What is expected —
Transcribe the data in full and exactly, omitting any pictures.

Data segment —
* * *

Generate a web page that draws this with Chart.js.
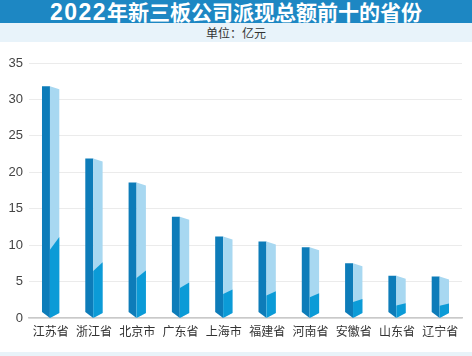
<!DOCTYPE html>
<html>
<head>
<meta charset="utf-8">
<script src="https://cdn.jsdelivr.net/npm/chart.js@4"></script>
<style>
  html, body { margin: 0; padding: 0; background: #ffffff; }
  body { width: 472px; height: 356px; position: relative; overflow: hidden; font-family: "Noto Sans CJK SC", "Noto Sans", sans-serif; }
  #title { position: absolute; left: 0; top: 0; width: 472px; height: 23px; background: #1d87c3; color: #ffffff;
           font: bold 21px "Noto Sans CJK SC", sans-serif; line-height: 23px; text-align: center; }
  #title .num { font-family: "Liberation Sans", sans-serif; font-size: 23px; letter-spacing: 1.5px; }
  #unit { position: absolute; left: 0; top: 23px; width: 472px; height: 19px; background: #e8f3fa; color: #333333;
          font: 12px "Noto Sans CJK SC", sans-serif; line-height: 19px; text-align: center; }
  #wrap { position: absolute; left: 0; top: 42px; width: 472px; height: 310px; }
  #foot { position: absolute; left: 0; top: 352px; width: 472px; height: 4px; background: #e8f3f9; }
</style>
</head>
<body>
<div id="title"><span class="num">2022</span>年新三板公司派现总额前十的省份</div>
<div id="unit">单位：亿元</div>
<div id="wrap"><canvas id="c" width="472" height="310"></canvas></div>
<div id="foot"></div>
<script>
const categories = ["江苏省", "浙江省", "北京市", "广东省", "上海市", "福建省", "河南省", "安徽省", "山东省", "辽宁省"];
const values = [31.8, 21.9, 18.6, 13.9, 11.2, 10.5, 9.7, 7.5, 5.8, 5.7];
const yMin = 0, yMax = 35, yStep = 5;

const DARK = "#0d7cb9", MEDIUM = "#0b9bd7", LIGHT = "#a8d8f1";

const prismPlugin = {
  id: "prism",
  afterDatasetsDraw(chart) {
    const ctx = chart.ctx;
    const yScale = chart.scales.y;
    const base = yScale.getPixelForValue(0);
    const meta = chart.getDatasetMeta(0);
    const vals = chart.data.datasets[0].data;
    meta.data.forEach((bar, i) => {
      const p = bar.getProps(["x", "y", "width"], true);
      const left = p.x - p.width / 2, right = p.x + p.width / 2;
      const mid = left + p.width * 0.46;
      const top = p.y;
      const v = vals[i];
      const yLow = yScale.getPixelForValue(v * 0.295);
      const yHigh = yScale.getPixelForValue(v * 0.35);
      ctx.save();
      ctx.fillStyle = DARK;
      ctx.beginPath();
      ctx.moveTo(left, top);
      ctx.lineTo(mid, top);
      ctx.lineTo(mid, base);
      ctx.lineTo(left, base - 6);
      ctx.closePath();
      ctx.fill();
      ctx.fillStyle = LIGHT;
      ctx.beginPath();
      ctx.moveTo(mid, top);
      ctx.lineTo(right, top + 3);
      ctx.lineTo(right, base - 5);
      ctx.lineTo(mid, base);
      ctx.closePath();
      ctx.fill();
      ctx.fillStyle = MEDIUM;
      ctx.beginPath();
      ctx.moveTo(mid, yLow);
      ctx.lineTo(right, yHigh);
      ctx.lineTo(right, base - 5);
      ctx.lineTo(mid, base);
      ctx.closePath();
      ctx.fill();
      ctx.restore();
    });
  }
};

new Chart(document.getElementById("c"), {
  type: "bar",
  data: {
    labels: categories,
    datasets: [{
      data: values,
      backgroundColor: "rgba(0,0,0,0)",
      borderWidth: 0,
      categoryPercentage: 1.0,
      barPercentage: 0.4
    }]
  },
  options: {
    responsive: false,
    animation: false,
    devicePixelRatio: 1,
    layout: { padding: { top: 21, right: 10, left: 0, bottom: 0 } },
    plugins: { legend: { display: false }, tooltip: { enabled: false }, title: { display: false } },
    scales: {
      x: {
        grid: { display: false, drawTicks: false },
        border: { display: true, color: "#c9c9c9", width: 1.5 },
        ticks: { color: "#333333", font: { family: "Noto Sans CJK SC", size: 12 }, padding: 6, maxRotation: 0, autoSkip: false },
        afterFit(s) { s.height = 34; }
      },
      y: {
        min: yMin, max: yMax,
        grid: { color: "#ebebeb", lineWidth: 1, drawTicks: false },
        border: { display: false },
        ticks: { stepSize: yStep, color: "#444444", font: { family: "Liberation Sans", size: 13 }, padding: 6 },
        afterFit(s) { s.width = 29; }
      }
    }
  },
  plugins: [prismPlugin]
});
</script>
</body>
</html>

* * *

Result —
Generate a web page that draws this with Chart.js.
<!DOCTYPE html>
<html>
<head>
<meta charset="utf-8">
<script src="https://cdn.jsdelivr.net/npm/chart.js@4"></script>
<style>
  html, body { margin: 0; padding: 0; background: #ffffff; }
  body { width: 472px; height: 356px; position: relative; overflow: hidden; font-family: "Noto Sans CJK SC", "Noto Sans", sans-serif; }
  #title { position: absolute; left: 0; top: 0; width: 472px; height: 23px; background: #1d87c3; color: #ffffff;
           font: bold 21px "Noto Sans CJK SC", sans-serif; line-height: 23px; text-align: center; }
  #title .num { font-family: "Liberation Sans", sans-serif; font-size: 23px; letter-spacing: 1.5px; }
  #unit { position: absolute; left: 0; top: 23px; width: 472px; height: 19px; background: #e8f3fa; color: #333333;
          font: 12px "Noto Sans CJK SC", sans-serif; line-height: 19px; text-align: center; }
  #wrap { position: absolute; left: 0; top: 42px; width: 472px; height: 310px; }
  #foot { position: absolute; left: 0; top: 352px; width: 472px; height: 4px; background: #e8f3f9; }
</style>
</head>
<body>
<div id="title"><span class="num">2022</span>年新三板公司派现总额前十的省份</div>
<div id="unit">单位：亿元</div>
<div id="wrap"><canvas id="c" width="472" height="310"></canvas></div>
<div id="foot"></div>
<script>
const categories = ["江苏省", "浙江省", "北京市", "广东省", "上海市", "福建省", "河南省", "安徽省", "山东省", "辽宁省"];
const values = [31.8, 21.9, 18.6, 13.9, 11.2, 10.5, 9.7, 7.5, 5.8, 5.7];
const yMin = 0, yMax = 35, yStep = 5;

const DARK = "#0d7cb9", MEDIUM = "#0b9bd7", LIGHT = "#a8d8f1";

const prismPlugin = {
  id: "prism",
  afterDatasetsDraw(chart) {
    const ctx = chart.ctx;
    const yScale = chart.scales.y;
    const base = yScale.getPixelForValue(0);
    const meta = chart.getDatasetMeta(0);
    const vals = chart.data.datasets[0].data;
    meta.data.forEach((bar, i) => {
      const p = bar.getProps(["x", "y", "width"], true);
      const left = p.x - p.width / 2, right = p.x + p.width / 2;
      const mid = left + p.width * 0.46;
      const top = p.y;
      const v = vals[i];
      const yLow = yScale.getPixelForValue(v * 0.295);
      const yHigh = yScale.getPixelForValue(v * 0.35);
      ctx.save();
      ctx.fillStyle = DARK;
      ctx.beginPath();
      ctx.moveTo(left, top);
      ctx.lineTo(mid, top);
      ctx.lineTo(mid, base);
      ctx.lineTo(left, base - 6);
      ctx.closePath();
      ctx.fill();
      ctx.fillStyle = LIGHT;
      ctx.beginPath();
      ctx.moveTo(mid, top);
      ctx.lineTo(right, top + 3);
      ctx.lineTo(right, base - 5);
      ctx.lineTo(mid, base);
      ctx.closePath();
      ctx.fill();
      ctx.fillStyle = MEDIUM;
      ctx.beginPath();
      ctx.moveTo(mid, yLow);
      ctx.lineTo(right, yHigh);
      ctx.lineTo(right, base - 5);
      ctx.lineTo(mid, base);
      ctx.closePath();
      ctx.fill();
      ctx.restore();
    });
  }
};

new Chart(document.getElementById("c"), {
  type: "bar",
  data: {
    labels: categories,
    datasets: [{
      data: values,
      backgroundColor: "rgba(0,0,0,0)",
      borderWidth: 0,
      categoryPercentage: 1.0,
      barPercentage: 0.4
    }]
  },
  options: {
    responsive: false,
    animation: false,
    devicePixelRatio: 1,
    layout: { padding: { top: 21, right: 10, left: 0, bottom: 0 } },
    plugins: { legend: { display: false }, tooltip: { enabled: false }, title: { display: false } },
    scales: {
      x: {
        grid: { display: false, drawTicks: false },
        border: { display: true, color: "#c9c9c9", width: 1.5 },
        ticks: { color: "#333333", font: { family: "Noto Sans CJK SC", size: 12 }, padding: 6, maxRotation: 0, autoSkip: false },
        afterFit(s) { s.height = 34; }
      },
      y: {
        min: yMin, max: yMax,
        grid: { color: "#ebebeb", lineWidth: 1, drawTicks: false },
        border: { display: false },
        ticks: { stepSize: yStep, color: "#444444", font: { family: "Liberation Sans", size: 13 }, padding: 6 },
        afterFit(s) { s.width = 29; }
      }
    }
  },
  plugins: [prismPlugin]
});
</script>
</body>
</html>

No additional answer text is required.